The P-Breezy Jacket sits at the opposite end of the spectrum. It is the flex piece, the one built to carry the drop visually and hold up the feed shot. Palace has been tightening this balance all season, and Drop 11 shows the brand knows exactly when to turn up the design and when to keep things functional. The Doberman button-up follows that logic too, graphic and slightly unruly, but still more wearable than a full novelty shirt. The International Flag tees are the cleanest entry point, the classic Palace move for people who want the logo language without the heavier statement.
What makes Drop 11 sharper than a standard weekly release is how clearly it reflects the rest of Spring 2026. Palace launched the season’s lookbook on February 6 across the United Kingdom, European Union, United States and Canada, then followed on February 7 in Australia, Japan, Korea and Hong Kong. The broader range stretches far beyond this drop, with GORE-TEX outerwear, P-Tek jackets, baggy jeans, joggers, hoodies, jerseys, hats, bags and small goods all sitting in the mix. That scale matters because Palace is not selling one hero item, it is selling a wardrobe rhythm.

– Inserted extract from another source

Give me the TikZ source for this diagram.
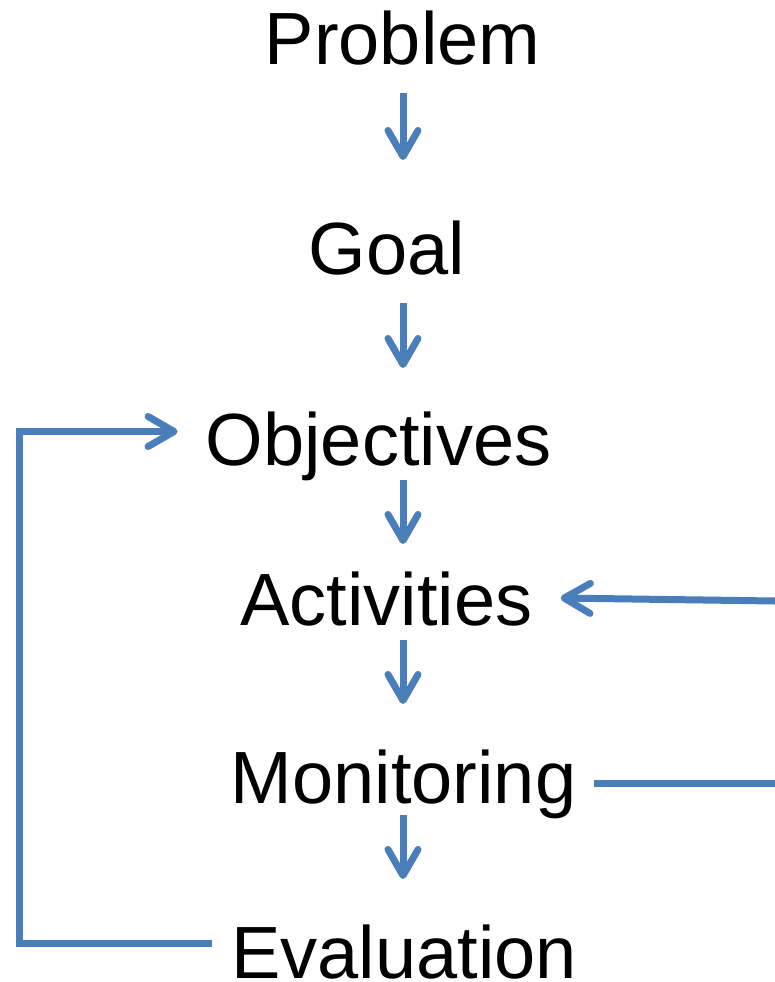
\documentclass[tikz,border=0pt]{standalone}
\usepackage{fontspec}
\setmainfont{Liberation Sans}
\usetikzlibrary{arrows.meta,calc}
\definecolor{lineblue}{RGB}{74,126,187}
\begin{document}
\begin{tikzpicture}[x=1pt,y=-1pt,
  lbl/.style={anchor=base,inner sep=0pt,font=\fontsize{74}{80}\selectfont},
  conn/.style={draw=lineblue,line width=7pt},
  arr/.style={conn,-{Straight Barb[length=26pt,width=30pt,round]}}]
\useasboundingbox (0,0) rectangle (775,982);
\coordinate (ax) at (403,0);
\coordinate (lx) at (19,0);
\node[lbl] (prob) at (402.5,65) {Problem};
\node[lbl] (goal) at (387,274) {Goal};
\node[lbl] (obj) at (378.5,465) {Objectives};
\node[lbl] (act) at (386.5,625) {Activities};
\node[lbl] (mon) at (403.5,803) {Monitoring};
\node[lbl] (eval) at (404,978) {Evaluation};
\coordinate (rtop) at (775,601);
\coordinate (rbot) at (775,783);
\draw[arr] ($(ax |- prob.base)+(0,28)$) -- ($(ax |- goal.base)+(0,-114)$);
\draw[arr] ($(ax |- goal.base)+(0,29)$) -- ($(ax |- obj.base)+(0,-97)$);
\draw[arr] ($(ax |- obj.base)+(0,15)$) -- ($(ax |- act.base)+(0,-81)$);
\draw[arr] ($(ax |- act.base)+(0,15)$) -- ($(ax |- mon.base)+(0,-99)$);
\draw[arr] ($(ax |- mon.base)+(0,12)$) -- ($(ax |- eval.base)+(0,-99)$);
\draw[arr] ($(eval.base west)+(-19,-35)$) -| ($(lx |- obj.base)+(0,-33.5)$) -- ($(obj.base west)+(-28,-33.5)$);
\draw[conn] ($(mon.base east)+(18,-20)$) -- (rbot);
\draw[arr] (rtop) -- ($(act.base east)+(28,-27)$);
\end{tikzpicture}
\end{document}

The other reason April felt busy for Palace is the separate Nike Air Max 95 project, which kept the London label in the conversation with a silver-to-black gradient shoe and a 25-piece apparel capsule. Drop 11 lands as the more grounded proposition: less chase-item chaos, more actual closet utility. In a season full of options, the mesh set is the piece most likely to disappear into real life, while the P-Breezy Jacket is the one people will still be posting weeks later.